Driver drives for people who need him for whatever driving purposes they want to hire a no questions asked kind of driver. At the beginning of the movie, he drives a couple of ski-mask wearing men who break into a building and apparently steal a couple of bags of garbage. He then successfully evades the police, who seem like they’re just “phoning it in.” They don’t put up much of a chase. Which displays his driving prowess as he hides under a bridge.

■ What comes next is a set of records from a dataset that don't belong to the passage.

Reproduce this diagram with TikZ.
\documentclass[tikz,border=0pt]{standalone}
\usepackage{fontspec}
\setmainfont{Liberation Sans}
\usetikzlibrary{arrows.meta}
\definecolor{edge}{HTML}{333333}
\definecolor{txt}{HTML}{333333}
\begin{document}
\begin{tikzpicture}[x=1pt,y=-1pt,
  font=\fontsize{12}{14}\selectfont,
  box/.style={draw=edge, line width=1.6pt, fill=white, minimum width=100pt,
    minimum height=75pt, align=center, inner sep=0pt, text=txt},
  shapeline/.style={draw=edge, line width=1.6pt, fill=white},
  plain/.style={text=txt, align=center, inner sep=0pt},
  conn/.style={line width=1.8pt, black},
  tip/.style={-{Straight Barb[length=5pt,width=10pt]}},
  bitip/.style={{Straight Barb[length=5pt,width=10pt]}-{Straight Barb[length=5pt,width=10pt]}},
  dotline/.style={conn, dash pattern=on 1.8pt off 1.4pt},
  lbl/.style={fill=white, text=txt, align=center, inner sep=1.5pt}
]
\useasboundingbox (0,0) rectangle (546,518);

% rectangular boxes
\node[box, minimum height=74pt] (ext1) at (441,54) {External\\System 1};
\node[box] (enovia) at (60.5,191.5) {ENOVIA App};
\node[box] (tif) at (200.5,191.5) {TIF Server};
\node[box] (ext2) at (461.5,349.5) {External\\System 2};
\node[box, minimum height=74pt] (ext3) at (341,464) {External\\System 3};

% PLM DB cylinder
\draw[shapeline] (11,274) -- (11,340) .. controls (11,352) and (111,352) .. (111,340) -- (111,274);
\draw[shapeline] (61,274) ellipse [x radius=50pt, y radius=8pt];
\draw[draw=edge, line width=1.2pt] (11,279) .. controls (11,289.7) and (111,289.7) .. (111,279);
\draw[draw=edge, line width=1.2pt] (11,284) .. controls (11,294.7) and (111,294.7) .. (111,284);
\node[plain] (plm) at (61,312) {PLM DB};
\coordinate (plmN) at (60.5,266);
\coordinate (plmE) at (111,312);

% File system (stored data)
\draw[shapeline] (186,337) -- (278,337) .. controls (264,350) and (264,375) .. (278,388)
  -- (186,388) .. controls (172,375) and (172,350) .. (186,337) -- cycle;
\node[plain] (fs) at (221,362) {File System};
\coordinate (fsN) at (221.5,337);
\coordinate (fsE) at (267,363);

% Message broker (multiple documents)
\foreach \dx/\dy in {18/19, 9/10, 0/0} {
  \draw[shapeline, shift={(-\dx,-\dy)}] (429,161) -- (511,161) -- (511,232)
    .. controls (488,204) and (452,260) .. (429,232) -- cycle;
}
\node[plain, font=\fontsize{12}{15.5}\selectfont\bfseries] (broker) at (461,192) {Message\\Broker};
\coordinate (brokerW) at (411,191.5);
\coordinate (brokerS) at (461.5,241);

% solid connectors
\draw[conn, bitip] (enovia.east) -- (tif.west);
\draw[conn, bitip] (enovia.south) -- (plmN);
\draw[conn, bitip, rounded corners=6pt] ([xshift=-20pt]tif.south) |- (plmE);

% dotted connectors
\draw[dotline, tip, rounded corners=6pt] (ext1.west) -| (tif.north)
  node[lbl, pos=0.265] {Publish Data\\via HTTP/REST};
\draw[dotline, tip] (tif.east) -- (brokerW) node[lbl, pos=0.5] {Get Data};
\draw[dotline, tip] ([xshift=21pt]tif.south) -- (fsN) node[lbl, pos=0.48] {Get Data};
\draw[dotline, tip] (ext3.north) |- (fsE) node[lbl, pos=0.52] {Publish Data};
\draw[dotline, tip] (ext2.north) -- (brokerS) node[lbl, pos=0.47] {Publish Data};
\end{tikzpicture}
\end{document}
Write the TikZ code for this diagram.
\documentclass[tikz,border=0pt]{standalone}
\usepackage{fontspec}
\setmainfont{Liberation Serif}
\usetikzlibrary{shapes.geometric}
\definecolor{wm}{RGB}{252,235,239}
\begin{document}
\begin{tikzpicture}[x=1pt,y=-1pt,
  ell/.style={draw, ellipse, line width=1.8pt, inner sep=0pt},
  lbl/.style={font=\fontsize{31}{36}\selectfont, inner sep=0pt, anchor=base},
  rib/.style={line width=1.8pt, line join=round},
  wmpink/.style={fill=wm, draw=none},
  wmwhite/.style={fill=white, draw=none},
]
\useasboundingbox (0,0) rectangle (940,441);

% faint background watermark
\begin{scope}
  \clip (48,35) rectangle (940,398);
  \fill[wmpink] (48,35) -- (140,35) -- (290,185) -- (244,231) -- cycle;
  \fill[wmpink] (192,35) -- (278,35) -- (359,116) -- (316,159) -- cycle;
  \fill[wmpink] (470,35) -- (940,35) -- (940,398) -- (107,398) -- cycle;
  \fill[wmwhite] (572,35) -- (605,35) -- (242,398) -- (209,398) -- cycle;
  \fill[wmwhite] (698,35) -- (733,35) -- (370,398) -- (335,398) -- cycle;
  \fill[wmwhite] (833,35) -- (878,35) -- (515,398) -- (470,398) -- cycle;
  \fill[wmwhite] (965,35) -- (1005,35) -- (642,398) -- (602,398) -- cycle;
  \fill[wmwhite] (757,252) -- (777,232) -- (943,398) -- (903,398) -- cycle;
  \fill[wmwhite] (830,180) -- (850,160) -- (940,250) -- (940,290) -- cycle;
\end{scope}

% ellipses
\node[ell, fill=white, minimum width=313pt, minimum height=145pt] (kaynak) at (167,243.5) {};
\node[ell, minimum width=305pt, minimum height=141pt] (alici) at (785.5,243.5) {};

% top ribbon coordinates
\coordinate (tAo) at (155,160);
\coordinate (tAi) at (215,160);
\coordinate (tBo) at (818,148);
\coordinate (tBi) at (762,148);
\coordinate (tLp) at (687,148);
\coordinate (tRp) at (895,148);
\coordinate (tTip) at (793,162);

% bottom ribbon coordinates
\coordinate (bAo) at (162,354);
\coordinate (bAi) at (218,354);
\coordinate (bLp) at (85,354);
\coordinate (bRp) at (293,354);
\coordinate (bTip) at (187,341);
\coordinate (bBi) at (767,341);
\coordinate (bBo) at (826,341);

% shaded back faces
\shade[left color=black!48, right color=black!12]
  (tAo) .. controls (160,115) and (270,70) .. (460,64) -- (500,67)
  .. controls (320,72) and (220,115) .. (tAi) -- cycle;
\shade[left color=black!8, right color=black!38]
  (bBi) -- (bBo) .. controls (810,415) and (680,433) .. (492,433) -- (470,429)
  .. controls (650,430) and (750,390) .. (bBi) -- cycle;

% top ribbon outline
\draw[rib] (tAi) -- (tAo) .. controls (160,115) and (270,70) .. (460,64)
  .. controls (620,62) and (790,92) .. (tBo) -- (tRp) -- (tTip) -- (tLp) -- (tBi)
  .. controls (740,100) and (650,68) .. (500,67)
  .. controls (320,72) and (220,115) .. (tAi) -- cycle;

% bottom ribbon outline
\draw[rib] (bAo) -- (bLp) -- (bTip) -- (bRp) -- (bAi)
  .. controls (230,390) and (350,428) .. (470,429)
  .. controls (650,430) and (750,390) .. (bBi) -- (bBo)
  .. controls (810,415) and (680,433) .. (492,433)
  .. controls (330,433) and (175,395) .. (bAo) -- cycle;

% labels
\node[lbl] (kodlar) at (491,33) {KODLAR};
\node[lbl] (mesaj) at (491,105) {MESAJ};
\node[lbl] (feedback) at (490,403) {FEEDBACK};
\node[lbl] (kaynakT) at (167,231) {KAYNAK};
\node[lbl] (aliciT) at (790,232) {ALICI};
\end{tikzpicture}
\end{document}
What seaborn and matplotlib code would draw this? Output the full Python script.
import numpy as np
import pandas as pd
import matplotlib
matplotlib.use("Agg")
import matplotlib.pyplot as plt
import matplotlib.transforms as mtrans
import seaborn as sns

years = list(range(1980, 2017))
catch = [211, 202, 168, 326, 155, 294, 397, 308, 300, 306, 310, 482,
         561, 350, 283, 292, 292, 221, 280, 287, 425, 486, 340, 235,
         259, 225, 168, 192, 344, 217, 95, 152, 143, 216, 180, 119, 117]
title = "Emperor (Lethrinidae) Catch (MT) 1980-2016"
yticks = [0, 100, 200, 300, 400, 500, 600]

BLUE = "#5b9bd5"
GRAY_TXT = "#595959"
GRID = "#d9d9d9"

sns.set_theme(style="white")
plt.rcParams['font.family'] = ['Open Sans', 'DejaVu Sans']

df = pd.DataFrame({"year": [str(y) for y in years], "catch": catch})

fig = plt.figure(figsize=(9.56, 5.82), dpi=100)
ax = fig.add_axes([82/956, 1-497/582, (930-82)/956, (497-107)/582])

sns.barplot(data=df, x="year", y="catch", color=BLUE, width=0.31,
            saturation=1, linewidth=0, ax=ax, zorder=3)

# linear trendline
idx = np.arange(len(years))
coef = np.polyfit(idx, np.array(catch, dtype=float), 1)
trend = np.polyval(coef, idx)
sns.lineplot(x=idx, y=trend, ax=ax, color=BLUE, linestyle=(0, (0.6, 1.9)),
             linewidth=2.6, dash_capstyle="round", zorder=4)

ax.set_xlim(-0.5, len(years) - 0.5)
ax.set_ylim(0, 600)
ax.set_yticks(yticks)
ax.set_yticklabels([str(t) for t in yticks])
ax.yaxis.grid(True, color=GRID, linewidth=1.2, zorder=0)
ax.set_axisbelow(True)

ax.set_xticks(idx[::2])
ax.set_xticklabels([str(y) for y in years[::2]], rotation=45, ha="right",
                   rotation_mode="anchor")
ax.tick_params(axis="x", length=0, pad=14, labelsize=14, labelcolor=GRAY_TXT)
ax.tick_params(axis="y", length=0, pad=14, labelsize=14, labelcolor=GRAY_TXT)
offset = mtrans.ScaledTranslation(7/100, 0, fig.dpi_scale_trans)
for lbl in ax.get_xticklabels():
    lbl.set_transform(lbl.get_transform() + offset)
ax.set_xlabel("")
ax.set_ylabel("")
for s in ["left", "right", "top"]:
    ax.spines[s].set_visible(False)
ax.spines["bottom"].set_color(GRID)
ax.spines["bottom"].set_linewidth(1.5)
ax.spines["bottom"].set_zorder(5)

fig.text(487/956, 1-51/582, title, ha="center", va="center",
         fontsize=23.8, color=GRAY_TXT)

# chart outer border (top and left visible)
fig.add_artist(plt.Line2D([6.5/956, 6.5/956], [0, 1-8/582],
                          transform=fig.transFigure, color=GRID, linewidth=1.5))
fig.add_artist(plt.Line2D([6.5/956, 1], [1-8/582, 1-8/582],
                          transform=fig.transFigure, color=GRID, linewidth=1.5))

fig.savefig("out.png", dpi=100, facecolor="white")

Driver befriends his neighbor, Irene (Carey Mulligan) and her son, Benicio (Kaden Leos). Irene’s husband, Standard (Oscar Isaac), -yes, that’s his name- is in prison. Driver and Irene, who have apparently never met before, despite living two doors apart on the same floor of their apartment building, start getting close. Which is, of course, when she finds out Standard will be coming home in a week.

Driver works in Shannon’s (Bryan Cranston) garage. Shannon had his pelvis broken by Nino (Ron Perlman) because Nino is a gangster Shannon was overcharging. And we’ll throw Shannon’s friend/Nino’s business associate, Bernie (Albert Brooks) into the picture so you have all the players.

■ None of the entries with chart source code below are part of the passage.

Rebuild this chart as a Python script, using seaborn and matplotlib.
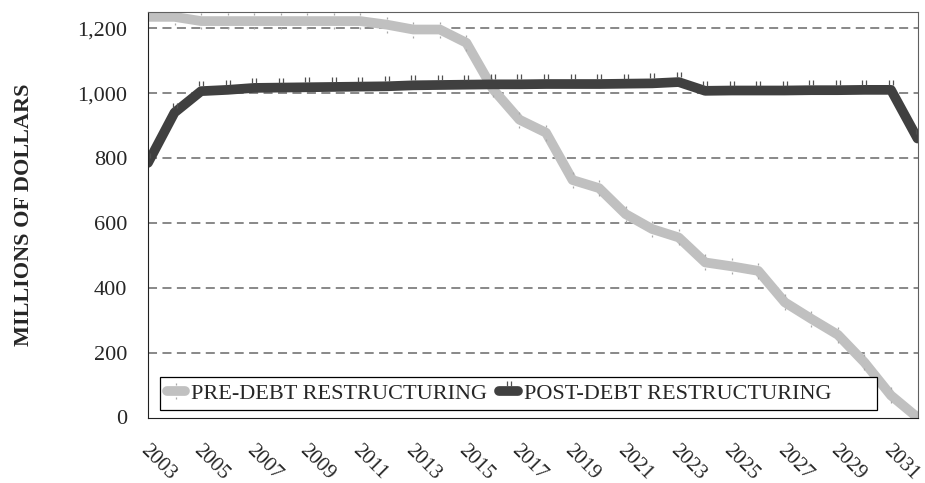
import matplotlib
matplotlib.use("Agg")
import matplotlib.pyplot as plt
from matplotlib.path import Path
from matplotlib.patches import Rectangle
from matplotlib.transforms import ScaledTranslation
import seaborn as sns
import pandas as pd

years = list(range(2003, 2033))
pre_debt = [1235, 1235, 1222, 1222, 1222, 1222, 1222, 1222, 1222, 1211,
            1196, 1196, 1155, 1012, 918, 878, 732, 707, 627, 581,
            555, 478, 466, 452, 355, 304, 255, 170, 68, 0]
post_debt = [785, 940, 1006, 1010, 1016, 1017, 1018, 1019, 1020, 1021,
             1024, 1025, 1026, 1027, 1027, 1028, 1028, 1028, 1029, 1030,
             1034, 1007, 1008, 1008, 1008, 1009, 1009, 1010, 1010, 860]
series_names = ["PRE-DEBT RESTRUCTURING", "POST-DEBT RESTRUCTURING"]
y_ticks = [0, 200, 400, 600, 800, 1000, 1200]

pre_df = pd.DataFrame({"idx": range(len(years)), "value": pre_debt})
post_df = pd.DataFrame({"idx": range(len(years)), "value": post_debt})

sns.set_style("white")
plt.rcParams["font.family"] = ["Liberation Serif", "DejaVu Serif"]

# small Excel-like marker artifacts
pre_marker = Path([(0, 0.75), (0, 1.0), (0, -1.0), (0, -0.75)],
                  [Path.MOVETO, Path.LINETO, Path.MOVETO, Path.LINETO])
post_marker = Path([(-0.16, 0.5), (-0.16, 1.0), (0.16, 0.5), (0.16, 1.0),
                    (0, -1.0), (0, -1.0)],
                   [Path.MOVETO, Path.LINETO, Path.MOVETO, Path.LINETO,
                    Path.MOVETO, Path.LINETO])

fig = plt.figure(figsize=(9.25, 4.83), dpi=100)
ax = fig.add_axes([148 / 925, 1 - 417.5 / 483, (917.5 - 148) / 925, (417.5 - 12) / 483])

LW = 7.0
sns.lineplot(data=pre_df, x="idx", y="value", color="#c0c0c0", linewidth=LW,
             label=series_names[0], ax=ax, solid_capstyle="round", solid_joinstyle="round",
             marker=pre_marker, markersize=11, markeredgecolor="#a8a8a8",
             markeredgewidth=0.9, markerfacecolor="none")
sns.lineplot(data=post_df, x="idx", y="value", color="#404040", linewidth=LW,
             label=series_names[1], ax=ax, solid_capstyle="round", solid_joinstyle="round",
             marker=post_marker, markersize=14, markeredgecolor="#505050",
             markeredgewidth=0.9, markerfacecolor="none")

ax.set_xlim(0, len(years) - 1)
ax.set_ylim(0, 1250)
ax.set_yticks(y_ticks)
ax.set_yticklabels([f"{v:,}" for v in y_ticks], fontsize=16)
for v in y_ticks[1:]:
    ax.axhline(v, color="#7f7f7f", lw=1.3, dashes=(5, 3), zorder=0)

ax.set_xticks(list(range(len(years))))
ax.set_xticklabels([str(y) if i % 2 == 0 else "" for i, y in enumerate(years)],
                   rotation=-45, ha="left", va="center", rotation_mode="anchor",
                   fontsize=15)
ax.tick_params(axis="x", direction="out", length=9, width=0.8, color="#404040", pad=10)
ax.tick_params(axis="y", direction="out", length=8, width=0.8, color="#404040", pad=7)
shift = ScaledTranslation(-5 / 100, -4 / 100, fig.dpi_scale_trans)
for lab in ax.get_xticklabels():
    lab.set_transform(lab.get_transform() + shift)
ax.set_xlabel("")
ax.set_ylabel("MILLIONS OF DOLLARS", fontsize=16, fontweight="bold", labelpad=31)

for s in ["left", "bottom"]:
    ax.spines[s].set_color("#202020")
    ax.spines[s].set_linewidth(0.8)
for s in ["top", "right"]:
    ax.spines[s].set_color("#606060")
    ax.spines[s].set_linewidth(0.8)

W, H = 769.5, 405.5
leg = ax.legend(loc="center left", bbox_to_anchor=((166.5 - 148) / W, (417.5 - 393.5) / H),
                ncol=2, fontsize=16, frameon=False,
                handlelength=0.85, handletextpad=0.25, columnspacing=0.55,
                borderpad=0, borderaxespad=0)
for line in leg.get_lines():
    line.set_linewidth(LW)
    line.set_solid_capstyle("round")

ax.add_patch(Rectangle(((160 - 148) / W, (417.5 - 410) / H), (877 - 160) / W, 33 / H,
                       transform=ax.transAxes, facecolor="white", edgecolor="#000000",
                       linewidth=0.9, zorder=4))
leg.set_zorder(5)

fig.savefig("out.png", dpi=100)
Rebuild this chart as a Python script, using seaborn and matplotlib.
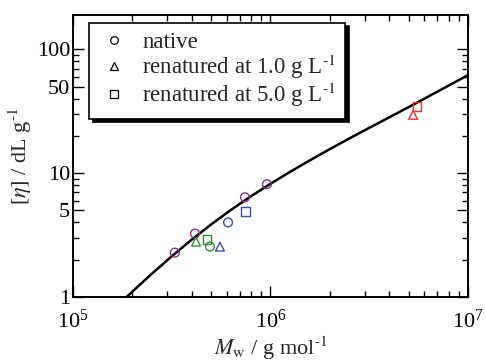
import numpy as np
import pandas as pd
import matplotlib
matplotlib.use("Agg")
import matplotlib.pyplot as plt
from matplotlib.lines import Line2D
from matplotlib.ticker import LogLocator, FixedLocator, FixedFormatter, NullFormatter
import seaborn as sns

# Data
samples = ["native", "native", "native", "native",
           "native", "r1", "r5",
           "native", "r1", "r5",
           "r1", "r5"]
groups = ["purple", "purple", "purple", "purple",
          "green", "green", "green",
          "blue", "blue", "blue",
          "red", "red"]
mw = [3.28e5, 4.15e5, 7.43e5, 9.6e5,
      4.94e5, 4.2e5, 4.77e5,
      6.1e5, 5.55e5, 7.5e5,
      5.27e6, 5.52e6]
eta = [2.28, 3.25, 6.38, 8.14,
       2.55, 2.8, 2.91,
       4.0, 2.55, 4.91,
       29.6, 34.4]

curve_mw = [1.870e5, 2.512e5, 3.162e5, 3.981e5, 5.012e5, 6.310e5, 7.943e5, 1.000e6, 1.259e6,
            1.585e6, 1.995e6, 2.512e6, 3.162e6, 3.981e6, 5.012e6, 7.079e6, 1.000e7]
curve_eta = [1.000, 1.542, 2.128, 2.891, 3.855, 5.047, 6.486, 8.204, 10.26,
             12.71, 15.63, 19.10, 23.23, 28.18, 34.20, 46.00, 62.00]

legend_labels = ["native", "renatured at 1.0 g L$^{\\text{-}1}$", "renatured at 5.0 g L$^{\\text{-}1}$"]
y_tick_vals = [1, 5, 10, 50, 100]
y_tick_labels = ["1", "5", "10", "50", "100"]

sns.set_theme(style="ticks")
plt.rcParams["font.family"] = ["Liberation Serif", "DejaVu Serif"]
plt.rcParams["mathtext.fontset"] = "stix"

df = pd.DataFrame({"Mw": mw, "eta": eta, "sample": samples, "group": groups})
cdf = pd.DataFrame({"Mw": curve_mw, "eta": curve_eta})

palette = {"purple": "#8b2f8b", "green": "#2f8f2f", "blue": "#3a4db3", "red": "#ff2a2a"}
markers = {"native": "o", "r1": "^", "r5": "s"}

fig = plt.figure(figsize=(4.86, 3.63), dpi=100)
ax = fig.add_axes([0.150, 0.182, 0.813, 0.777])

sns.lineplot(data=cdf, x="Mw", y="eta", color="black", lw=1.8, ax=ax, legend=False)
for (s, g), sub in df.groupby(["sample", "group"]):
    sns.scatterplot(data=sub, x="Mw", y="eta", marker=markers[s], s=40,
                    facecolor="none", edgecolor=palette[g], linewidth=1.0,
                    ax=ax, legend=False, zorder=3)

ax.set_xscale("log")
ax.set_yscale("log")
ax.set_xlim(1e5, 1e7)
ax.set_ylim(1, 190)

ax.xaxis.set_major_locator(LogLocator(base=10, numticks=10))
ax.xaxis.set_minor_locator(LogLocator(base=10, subs=np.arange(2, 10), numticks=20))
ax.xaxis.set_minor_formatter(NullFormatter())
ax.yaxis.set_major_locator(FixedLocator(y_tick_vals))
ax.yaxis.set_major_formatter(FixedFormatter(y_tick_labels))
ax.yaxis.set_minor_locator(LogLocator(base=10, subs=np.arange(2, 10), numticks=20))
ax.yaxis.set_minor_formatter(NullFormatter())

ax.tick_params(which="both", direction="in", top=True, right=True, width=1.0,
               colors="black", labelsize=16)
ax.tick_params(axis="x", which="major", pad=9)
ax.tick_params(axis="y", which="major", pad=2)
ax.tick_params(which="major", length=8)
ax.tick_params(which="minor", length=4)
for sp in ax.spines.values():
    sp.set_linewidth(1.4)
    sp.set_color("black")

ax.set_xlabel("$M_{\\rm w}$ / g mol$^{\\text{-}1}$", fontsize=16, labelpad=1)
ax.set_ylabel("[$\\eta$] / dL g$^{\\text{-}1}$", fontsize=16, labelpad=2)

handles = [Line2D([], [], ls="none", marker=m, mfc="none", mec="black", ms=5.5, mew=0.9)
           for m in ["o", "^", "s"]]
leg = ax.legend(handles, legend_labels, loc="upper left", bbox_to_anchor=(0.042, 0.972),
                fontsize=16.5, frameon=True, fancybox=False, handletextpad=0.6,
                labelspacing=0.0, borderpad=0.4, handlelength=1.3, borderaxespad=0,
                shadow={"color": "black", "alpha": 1.0, "ox": 2.5, "oy": -2.5})
leg.get_frame().set_edgecolor("black")
leg.get_frame().set_linewidth(1.2)
leg.get_frame().set_alpha(1.0)

fig.savefig("out.png", dpi=100)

Standard owes some guys from prison protection money from when he was in the joint. They “persuade” him to rob a pawn shop to repay his debt. Driver doesn’t want to see anything happen to his new friends, Irene and Benicio, so he offers to drive Standard during the job. (You know, it’s what he does, or so we saw in the opening sequence and never again.) Blanche (Christina Hendricks), an associate of the guy Standard has to pay goes along to help with the robbery. This is when everything falls apart.

Starting from the hot pink, pseudo-script lettering of all the credits, to the music, to the scorpion jacket, this movie looks like it was made in the 80s. Not in a “Hey, remember the 80s?” kind of way. Or a kitschy way. In a “Hey, this movie looks like it was made in the 80s” kind of way. It could work. But it really doesn’t. There seems to be no point to it.

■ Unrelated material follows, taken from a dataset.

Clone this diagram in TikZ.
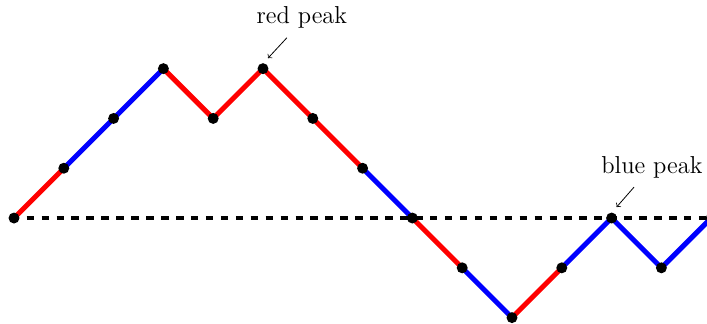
\documentclass[tikz,border=0pt]{standalone}
\usetikzlibrary{backgrounds}
\definecolor{pathred}{RGB}{255,0,0}
\definecolor{pathblue}{RGB}{0,0,255}
\tikzset{
  dot/.style={circle,fill=black,inner sep=0pt,minimum size=0.22cm},
  rseg/.style={pathred,line width=0.1cm},
  bseg/.style={pathblue,line width=0.1cm},
  axisline/.style={black,line width=0.08cm,dash pattern=on 0.15cm off 0.15cm,dash phase=0.046cm},
  peaklabel/.style={font=\fontsize{14}{17}\selectfont,inner sep=0pt},
  pointer/.style={->,line width=0.45pt}
}
\begin{document}
\begin{tikzpicture}
\useasboundingbox (-0.281,-2.108) rectangle (13.916,4.378);
\foreach \i/\y in {0/0,1/1,2/2,3/3,4/2,5/3,6/2,7/1,8/0,9/-1,10/-2,11/-1,12/0,13/-1,14/0}
  \node[dot] (p\i) at (\i,\y) {};
\begin{scope}[on background layer]
  \draw[rseg] (p0.center) -- (p1.center);
  \draw[bseg] (p1.center) -- (p2.center) -- (p3.center);
  \draw[rseg] (p3.center) -- (p4.center) -- (p5.center) -- (p6.center) -- (p7.center);
  \draw[bseg] (p7.center) -- (p8.center);
  \draw[rseg] (p8.center) -- (p9.center);
  \draw[bseg] (p9.center) -- (p10.center);
  \draw[rseg] (p10.center) -- (p11.center);
  \draw[bseg] (p11.center) -- (p12.center) -- (p13.center) -- (p14.center);
  \coordinate (axend) at (15,0);
  \draw[axisline] (p0.center) -- (axend);
\end{scope}
\node[peaklabel] (rl) at (5.78,4.02) {red peak};
\node[peaklabel] (bl) at (12.81,1.01) {blue peak};
\coordinate (ra) at (5.48,3.62);
\coordinate (rb) at (5.1,3.21);
\coordinate (ba) at (12.45,0.62);
\coordinate (bb) at (12.1,0.22);
\draw[pointer] (ra) -- (rb);
\draw[pointer] (ba) -- (bb);
\end{tikzpicture}
\end{document}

There is a lot of driving in this movie. As one would expect from a movie titled Drive. But it’s a lot of leisurely cruising about town while looking at Ryan Gosling’s profile. There are no high-speed chases. No daring getaways.

What there is not a lot of is dialogue. To make up for the lack of conversation, they put in a lot of staring. Driver stares at Irene. Who stares at Driver. Then Driver stares at Benicio. Then Benicio stares at Driver. Then Driver stares at Bernie. And Bernie stares at the guy with the fork in his eye. Staring is not a mechanism by which one moves the plot along. All future filmmakers, please take note of this.

I do have to say, this is one of the more gory “action” movies I’ve seen in a while. This can be used to move the plot along. You see, the movie gets off to a very slow start. Especially for a movie about driving. I was hoping when the gory “action” started, it would speed things up. I’m still waiting for the action to speed up. And I’ve been home for an hour.

In case you’re getting the wrong idea, don’t go see this movie. There is no point. You will especially hate it if you’re used to going to preview screenings, and you actually have to pay to see it. And, again for all future filmmakers, if you’re going to put Ryan Gosling in a movie, he should take his shirt off at least once. He’s worked hard to make all us other men look and feel inadequate. He deserves it.